Alex Bars is ready to take his shot with Harry Hiestand and the Bears

Alex Bars was cleared to practice last week, allowing him his first chance to put on a helmet since tearing his ACL and MCL Sept. 29 while playing for Notre Dame. The undrafted guard was able to participate in veteran minicamp, allowing him to shake off some rust before his real push for a roster spot begins in training camp next month. 

Many speculated Bars would’ve been as high as a mid-round draft pick if not for that devastating knee injury. It didn’t take the 6-foot-6, 312 pound Bars long, though, to decide where he wanted to go after not being picked in April’s draft. Call it the Harry Hiestand effect. 

Bars played under Hiestand’s tutelage at Notre Dame from 2014-2017, and said he always wanted to wind up with the Bears to work with his former coach — just as 2018 top-10 picks Quenton Nelson and Mike McGlinchey hoped to as well. 

“I remember talking about that, because they both wanted to play for him,” Bars said. “They understand where he can take you and how phenomenal a coach he is, so they both wanted that. And I’m just the same way.”

While Nelson transformed the Indianapolis Colts’ playoff-bound offensive line and McGlinchey showed plenty of promise with the San Francisco 49ers, the reunion of Bars and Hiestand carries some intriguing possibilities for the Bears. Bars has always had upside — he was a four-star recruit out of Nashville in 2014 — and getting to work with Hiestand may be the best way to tap into that potential. 

“He knows me very well, I understand his technique very well,” Bars said. “So having that connection, that player-coach connection all four years through college is huge.”

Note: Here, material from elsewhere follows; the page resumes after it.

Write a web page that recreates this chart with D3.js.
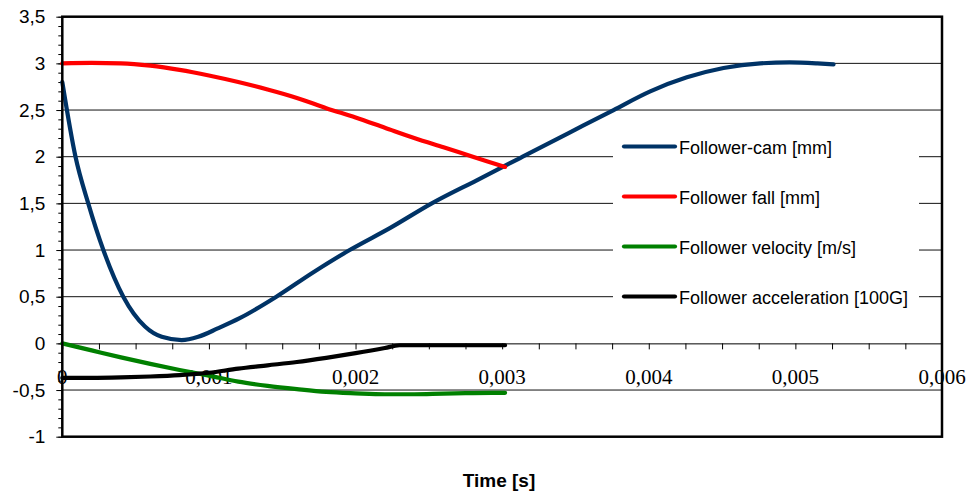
<!DOCTYPE html>
<html>
<head>
<meta charset="utf-8">
<script src="https://cdn.jsdelivr.net/npm/d3@7"></script>
<style>
  html, body { margin: 0; padding: 0; background: #fff; }
  svg { display: block; }
</style>
</head>
<body>
<svg id="chart" width="968" height="497"></svg>
<script>
// Cam follower motion over one fall stroke (time in seconds)
const camTime = [0, 0.00009, 0.000177, 0.00028, 0.000416, 0.000564, 0.000678, 0.000814, 0.000927, 0.00106, 0.00121,
  0.00146, 0.00171, 0.00196, 0.00224, 0.00252, 0.00283, 0.00314, 0.00345, 0.00376, 0.00401, 0.00426, 0.00451,
  0.00476, 0.00496, 0.00515, 0.00526];
const camValue = [2.80, 2.0, 1.5, 1.0, 0.5, 0.18, 0.07, 0.035, 0.07, 0.16, 0.27,
  0.5, 0.76, 1.0, 1.24, 1.5, 1.75, 2.0, 2.25, 2.5, 2.7, 2.85, 2.95,
  3.0, 3.01, 3.0, 2.99];

const fallTime = [0, 0.0002, 0.0004, 0.0006, 0.0008, 0.001, 0.0012, 0.0014, 0.0016, 0.0018, 0.002, 0.0022,
  0.0024, 0.0026, 0.0028, 0.00302];
const fallValue = [3.0, 3.005, 3.0, 2.975, 2.93, 2.87, 2.8, 2.72, 2.63, 2.52, 2.42, 2.31,
  2.2, 2.1, 2.0, 1.89];

const velTime = [0, 0.0002, 0.0004, 0.0006, 0.0008, 0.001, 0.0012, 0.0014, 0.0016, 0.0018, 0.002, 0.0022,
  0.0024, 0.0026, 0.0028, 0.00302];
const velValue = [0, -0.075, -0.15, -0.22, -0.285, -0.345, -0.41, -0.455, -0.49, -0.52, -0.535, -0.545,
  -0.545, -0.538, -0.533, -0.53];

const accTime = [0, 0.0002, 0.0004, 0.0006, 0.0008, 0.001, 0.0012, 0.0014, 0.0016, 0.0018, 0.002, 0.0022,
  0.0023, 0.0025, 0.0028, 0.00302];
const accValue = [-0.37, -0.37, -0.365, -0.355, -0.34, -0.315, -0.27, -0.235, -0.2, -0.155, -0.105, -0.05,
  -0.02, -0.02, -0.02, -0.02];

const seriesNames = ["Follower-cam [mm]", "Follower fall [mm]", "Follower velocity [m/s]", "Follower acceleration [100G]"];
const seriesColors = ["#003366", "#ff0000", "#008000", "#000000"];

const yTickValues = [-1, -0.5, 0, 0.5, 1, 1.5, 2, 2.5, 3, 3.5];
const xTickValues = [0, 0.001, 0.002, 0.003, 0.004, 0.005, 0.006];
const xAxisTitle = "Time [s]";

const SANS = '"Liberation Sans", Arial, sans-serif';
const SERIF = '"Liberation Serif", "Times New Roman", serif';

const series = [
  { name: seriesNames[0], color: seriesColors[0], pts: camTime.map((t, i) => [t, camValue[i]]) },
  { name: seriesNames[1], color: seriesColors[1], pts: fallTime.map((t, i) => [t, fallValue[i]]) },
  { name: seriesNames[2], color: seriesColors[2], pts: velTime.map((t, i) => [t, velValue[i]]) },
  { name: seriesNames[3], color: seriesColors[3], pts: accTime.map((t, i) => [t, accValue[i]]) }
];

const svg = d3.select("#chart");
const plot = { left: 62.3, top: 16.7, right: 942, bottom: 436.7 };

const x = d3.scaleLinear().domain([0, 0.006]).range([plot.left, plot.right]);
const y = d3.scaleLinear().domain([-1, 3.5]).range([plot.bottom, plot.top]);
const comma = v => String(+v.toFixed(4)).replace(".", ",");

// horizontal gridlines
svg.append("g").selectAll("line")
  .data(yTickValues.filter(v => v !== 0 && v !== -1 && v !== 3.5))
  .join("line")
  .attr("x1", plot.left).attr("x2", plot.right)
  .attr("y1", d => y(d)).attr("y2", d => y(d))
  .attr("stroke", "#111").attr("stroke-width", 1);

// y axis: minor ticks every 0.1, major ticks every 0.5
svg.append("g")
  .attr("transform", `translate(${plot.left},0)`)
  .call(d3.axisLeft(y).tickValues(d3.range(-10, 36).map(i => i / 10)).tickSize(4).tickFormat(""))
  .call(g => g.select(".domain").remove());
svg.append("g")
  .attr("transform", `translate(${plot.left},0)`)
  .call(d3.axisLeft(y).tickValues(yTickValues).tickSize(6).tickPadding(11).tickFormat(comma))
  .call(g => g.select(".domain").remove())
  .call(g => g.selectAll("text")
    .style("font-family", SANS)
    .style("font-size", "19px").attr("fill", "#000"));

// x axis along zero line with ticks every 0.00025
svg.append("g")
  .attr("transform", `translate(0,${y(0)})`)
  .call(d3.axisBottom(x).tickValues(d3.range(0, 25).map(i => i * 0.00025)).tickSize(6).tickFormat("").tickSizeOuter(0))
  .call(g => g.select(".domain").attr("stroke-width", 1));

// x tick labels
svg.append("g").selectAll("text")
  .data(xTickValues)
  .join("text")
  .attr("x", d => x(d))
  .attr("y", 384)
  .attr("text-anchor", "middle")
  .style("font-family", SERIF)
  .style("font-size", "21px")
  .attr("fill", "#000")
  .text(d => d === 0 ? "0" : comma(d));

// legend background
const legend = svg.append("g");
legend.append("rect")
  .attr("x", 613).attr("y", 124).attr("width", 306).attr("height", 196)
  .attr("fill", "#fff");

// series lines
const line = d3.line()
  .x(d => x(d[0]))
  .y(d => y(d[1]))
  .curve(d3.curveMonotoneX);

svg.append("g").selectAll("path")
  .data(series)
  .join("path")
  .attr("d", d => line(d.pts))
  .attr("fill", "none")
  .attr("stroke", d => d.color)
  .attr("stroke-width", 4.2)
  .attr("stroke-linecap", "round")
  .attr("stroke-linejoin", "round");

// legend entries
const entry = legend.selectAll("g.entry")
  .data(series)
  .join("g")
  .attr("class", "entry")
  .attr("transform", (d, i) => `translate(0,${146.5 + i * 50})`);
entry.append("line")
  .attr("x1", 624).attr("x2", 675)
  .attr("stroke", d => d.color)
  .attr("stroke-width", 4.2)
  .attr("stroke-linecap", "round");
entry.append("text")
  .attr("x", 679).attr("y", 7)
  .style("font-family", SANS)
  .style("font-size", "18px")
  .attr("fill", "#000")
  .text(d => d.name);

// plot frame
svg.append("rect")
  .attr("x", plot.left).attr("y", plot.top)
  .attr("width", plot.right - plot.left).attr("height", plot.bottom - plot.top)
  .attr("fill", "none").attr("stroke", "#000").attr("stroke-width", 2.5);

// axis title
svg.append("text")
  .attr("x", 499).attr("y", 487)
  .attr("text-anchor", "middle")
  .style("font-family", SANS)
  .style("font-weight", "bold")
  .style("font-size", "19px")
  .attr("fill", "#000")
  .text(xAxisTitle);
</script>
</body>
</html>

Hiestand called Bars after his injury last fall and offered some words of encouragement, which only furthered Bars' wish to play for his former college coach in the NFL. 

"That meant everything," Bars said. "He cares so much off the field as well as on the field. That’s who he is."  

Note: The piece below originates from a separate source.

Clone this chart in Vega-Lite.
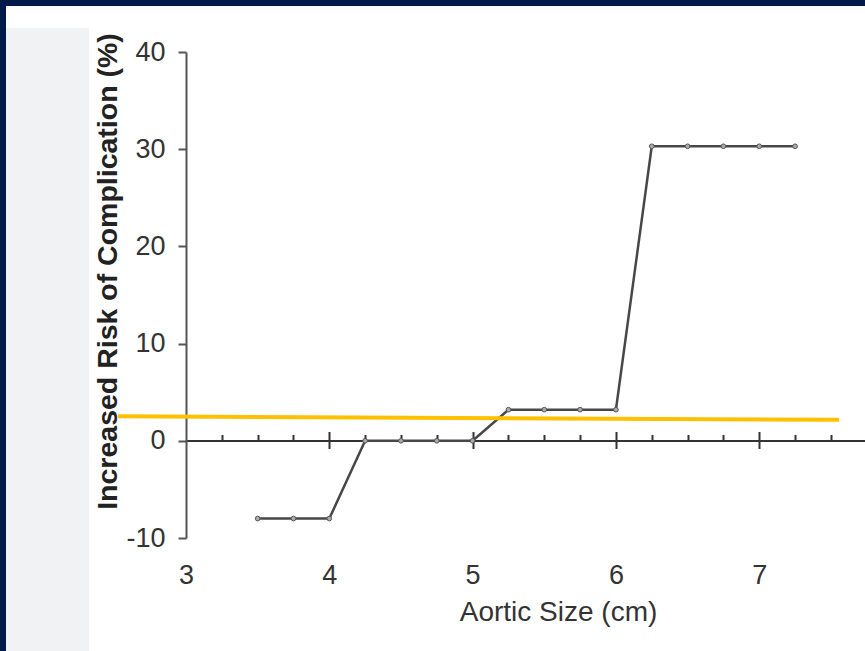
{
  "$schema": "https://vega.github.io/schema/vega-lite/v6.json",
  "width": 679,
  "height": 486,
  "autosize": {"type": "none"},
  "padding": {"left": 186, "top": 52, "right": 0, "bottom": 113},
  "background": "white",
  "config": {
    "view": {"stroke": null},
    "font": "Liberation Sans",
    "axisY": {
      "grid": false, "domainColor": "#555", "domainWidth": 2,
      "tickColor": "#555", "tickWidth": 2, "tickSize": 8, "labelFontSize": 27, "labelColor": "#333",
      "labelPadding": 13, "titleFontSize": 28.5,
      "titleFontWeight": "bold", "titleColor": "#222", "titlePadding": 3.5, "titleY": 219
    }
  },
  "datasets": {
    "risk": [
      {"size": 3.5, "risk": -8},
      {"size": 3.75, "risk": -8},
      {"size": 4.0, "risk": -8},
      {"size": 4.25, "risk": 0},
      {"size": 4.5, "risk": 0},
      {"size": 4.75, "risk": 0},
      {"size": 5.0, "risk": 0},
      {"size": 5.25, "risk": 3.2},
      {"size": 5.5, "risk": 3.2},
      {"size": 5.75, "risk": 3.2},
      {"size": 6.0, "risk": 3.2},
      {"size": 6.25, "risk": 30.3},
      {"size": 6.5, "risk": 30.3},
      {"size": 6.75, "risk": 30.3},
      {"size": 7.0, "risk": 30.3},
      {"size": 7.25, "risk": 30.3}
    ],
    "panels": [
      {"part": "gray", "x1": 1.744, "x2": 2.323, "y1": -21.7, "y2": 42.47},
      {"part": "navy", "x1": 1.70, "x2": 7.74, "y1": 44.73, "y2": 45.4},
      {"part": "navy", "x1": 1.70, "x2": 1.744, "y1": -21.7, "y2": 45.4}
    ],
    "threshold": [
      {"x1": 2.525, "y1": 2.52, "x2": 7.557, "y2": 2.16}
    ]
  },
  "resolve": {"axis": {"x": "independent"}},
  "layer": [
    {
      "data": {"name": "panels"},
      "mark": {"type": "rect", "clip": false},
      "encoding": {
        "x": {"field": "x1", "type": "quantitative", "scale": {"domain": [3, 7.738], "nice": false, "zero": false}, "axis": null},
        "x2": {"field": "x2"},
        "y": {
          "field": "y1", "type": "quantitative",
          "scale": {"domain": [-10, 40], "nice": false, "zero": false},
          "axis": {"title": "Increased Risk of Complication (%)", "values": [-10, 0, 10, 20, 30, 40], "labelExpr": "'' + datum.value"}
        },
        "y2": {"field": "y2"},
        "color": {"field": "part", "type": "nominal", "scale": {"domain": ["gray", "navy"], "range": ["#f1f2f4", "#001a4a"]}, "legend": null}
      }
    },
    {
      "data": {"name": "risk"},
      "mark": {"type": "line", "color": "#474747", "strokeWidth": 2.5},
      "encoding": {
        "x": {
          "field": "size", "type": "quantitative",
          "scale": {"domain": [3, 7.738], "nice": false, "zero": false},
          "axis": {
            "orient": "bottom", "values": [3, 4, 5, 6, 7], "domain": false, "ticks": false, "tickSize": 0,
            "grid": false, "labelFontSize": 27, "labelColor": "#333", "labelPadding": 24, "labelFlush": false,
            "title": "Aortic Size (cm)", "titleFontSize": 28, "titleFontWeight": "normal", "titleColor": "#333",
            "titlePadding": 10, "titleX": 372
          }
        },
        "y": {
          "field": "risk", "type": "quantitative",
          "scale": {"domain": [-10, 40], "nice": false, "zero": false},
          "axis": {"title": "Increased Risk of Complication (%)", "values": [-10, 0, 10, 20, 30, 40], "labelExpr": "'' + datum.value"}
        }
      }
    },
    {
      "data": {"name": "risk"},
      "mark": {"type": "point", "shape": "circle", "filled": true, "fill": "#aaa", "stroke": "#555", "strokeWidth": 1, "size": 22, "opacity": 1},
      "encoding": {
        "x": {
          "field": "size", "type": "quantitative",
          "scale": {"domain": [3, 7.738], "nice": false, "zero": false},
          "axis": {
            "orient": "top", "offset": -388.5,
            "values": [3.25, 3.5, 3.75, 4, 4.25, 4.5, 4.75, 5, 5.25, 5.5, 5.75, 6, 6.25, 6.5, 6.75, 7, 7.25, 7.5],
            "domainColor": "#333", "domainWidth": 2, "tickColor": "#333", "tickWidth": 2,
            "tickSize": {"condition": {"test": "datum.value % 1 === 0", "value": 9}, "value": 6},
            "labels": false, "title": null, "grid": false
          }
        },
        "y": {
          "field": "risk", "type": "quantitative",
          "scale": {"domain": [-10, 40], "nice": false, "zero": false},
          "axis": {"title": "Increased Risk of Complication (%)", "values": [-10, 0, 10, 20, 30, 40], "labelExpr": "'' + datum.value"}
        }
      }
    },
    {
      "data": {"name": "threshold"},
      "mark": {"type": "rule", "color": "#ffc000", "strokeWidth": 4, "clip": false},
      "encoding": {
        "x": {
          "field": "x1", "type": "quantitative",
          "scale": {"domain": [3, 7.738], "nice": false, "zero": false},
          "axis": {
            "orient": "bottom", "offset": -97.5, "values": [4, 5, 6, 7],
            "domain": false, "tickColor": "#333", "tickWidth": 2, "tickSize": 8,
            "labels": false, "title": null, "grid": false
          }
        },
        "x2": {"field": "x2"},
        "y": {
          "field": "y1", "type": "quantitative",
          "scale": {"domain": [-10, 40], "nice": false, "zero": false},
          "axis": {"title": "Increased Risk of Complication (%)", "values": [-10, 0, 10, 20, 30, 40], "labelExpr": "'' + datum.value"}
        },
        "y2": {"field": "y2"}
      }
    }
  ]
}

Bars wasn’t able to participate in OTAs or rookie minicamp, but Hiestand doesn’t see that as putting him in a tough spot to make the Bears' 53-man roster. And there will very much be an opportunity for Bars to make a push during training camp, given 10-year veteran Ted Larsen only has $90,000 in guaranteed money on his one-year contract. 

It may not be the more eye-catching roster battle during training camp, but the Bears hope they can find interior offensive line depth through competition in Bourbonnais. And Bars, now cleared to practice, will get his shot. 

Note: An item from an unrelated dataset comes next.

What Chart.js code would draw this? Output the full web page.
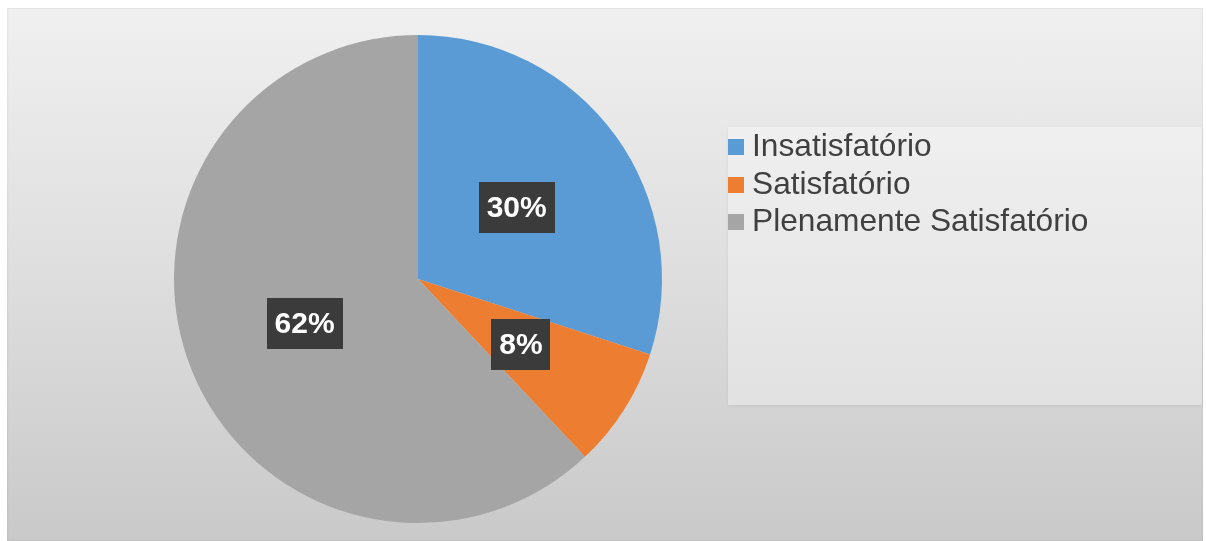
<!DOCTYPE html>
<html>
<head>
<meta charset="utf-8">
<script src="https://cdn.jsdelivr.net/npm/chart.js@4/dist/chart.umd.min.js"></script>
<style>
  html, body { margin: 0; padding: 0; background: #ffffff; }
  body { width: 1206px; height: 541px; position: relative; overflow: hidden; font-family: "Liberation Sans", Arial, sans-serif; }
  #bg { position: absolute; left: 7px; top: 8px; width: 1196px; height: 533px;
        background: linear-gradient(to bottom, #f0f0f0 0%, #dedede 50%, #c9c9c9 100%);
        box-shadow: inset 0 0 2px rgba(0,0,0,0.15); }
  #legendBox { position: absolute; left: 728px; top: 127px; width: 474px; height: 278px;
        background: rgba(255,255,255,0.32); box-shadow: 0 1px 3px rgba(0,0,0,0.08); }
  #legend { position: absolute; left: 728px; top: 127px; }
  .item { position: absolute; left: 0; height: 37px; white-space: nowrap; color: #404040; font-size: 31.7px; line-height: 37px; }
  .sw { display: inline-block; width: 16px; height: 16px; margin-right: 8px; vertical-align: 1px; }
  #wrap { position: absolute; left: 0; top: 0; width: 1206px; height: 541px; }
</style>
</head>
<body>
<div id="bg"></div>
<div id="legendBox"></div>
<div id="wrap"><canvas id="c" width="1206" height="541"></canvas></div>
<div id="legend"></div>
<script>
const categories = ["Insatisfatório", "Satisfatório", "Plenamente Satisfatório"];
const values = [30, 8, 62];
const valueLabels = ["30%", "8%", "62%"];
const colors = ["#5B9BD5", "#ED7D31", "#A5A5A5"];

// HTML legend built from the data arrays
const legend = document.getElementById("legend");
categories.forEach((name, i) => {
  const d = document.createElement("div");
  d.className = "item";
  d.style.top = (i * 37.5) + "px";
  const sw = document.createElement("span");
  sw.className = "sw";
  sw.style.background = colors[i];
  d.appendChild(sw);
  d.appendChild(document.createTextNode(name));
  legend.appendChild(d);
});

const labelPlugin = {
  id: "boxLabels",
  afterDatasetsDraw(chart) {
    const ctx = chart.ctx;
    const meta = chart.getDatasetMeta(0);
    ctx.save();
    ctx.font = "bold 30px 'Liberation Sans', Arial, sans-serif";
    ctx.textAlign = "center";
    ctx.textBaseline = "middle";
    meta.data.forEach((arc, i) => {
      const p = arc.tooltipPosition();
      const txt = valueLabels[i];
      const w = ctx.measureText(txt).width + 16;
      const h = 51;
      ctx.fillStyle = "#3b3b3b";
      ctx.fillRect(Math.round(p.x - w / 2), Math.round(p.y - h / 2), Math.round(w), h);
      ctx.fillStyle = "#ffffff";
      ctx.fillText(txt, p.x, p.y + 1);
    });
    ctx.restore();
  }
};

new Chart(document.getElementById("c"), {
  type: "pie",
  data: {
    labels: categories,
    datasets: [{
      data: values,
      backgroundColor: colors,
      borderWidth: 0
    }]
  },
  options: {
    responsive: false,
    animation: false,
    rotation: 0,
    layout: { padding: { top: 35, bottom: 18, left: 174, right: 544 } },
    plugins: { legend: { display: false }, tooltip: { enabled: false } }
  },
  plugins: [labelPlugin]
});
</script>
</body>
</html>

“He’ll have the chance because he’s smart, he understands the technique, he knows what to do,” Hiestand said during OTAs, when Bars hadn’t practiced yet. “He’s learning the offense even though he’s not doing it. But when we put the pads on that’s when you make or don’t make the team.” 

It’s often unfair — yet far too easy — to place high expectations on undrafted free agents. For every Cameron Meredith or Bryce Callahan who gets unearthed, there are dozens of anonymous players who struggle to stick on an NFL practice squad. 

But Bars is among the more important undrafted free agents on the Bears given his connection with Hiestand and the position he plays. While Kyle Long is healthy, he hasn’t played a full season since 2015, underscoring the Bears’ need for depth on the interior of their offensive line in the immediate future. 

And the Bears would save a little over $8 million against their 2020 cap if they were to make the difficult decision to cut Long in a year. If Bars develops into the kind of player plenty in the NFL thought he could be before his knee injury, that would make releasing Long a little easier to swallow at Halas Hall. 

For now, though, Bars is just hoping to make the Bears. Anything else is a long ways away.

“I’m excited to be here, thrilled for this opportunity and it’s all about productivity,” Bars said. “Just need to be productive and prove you belong on this team.”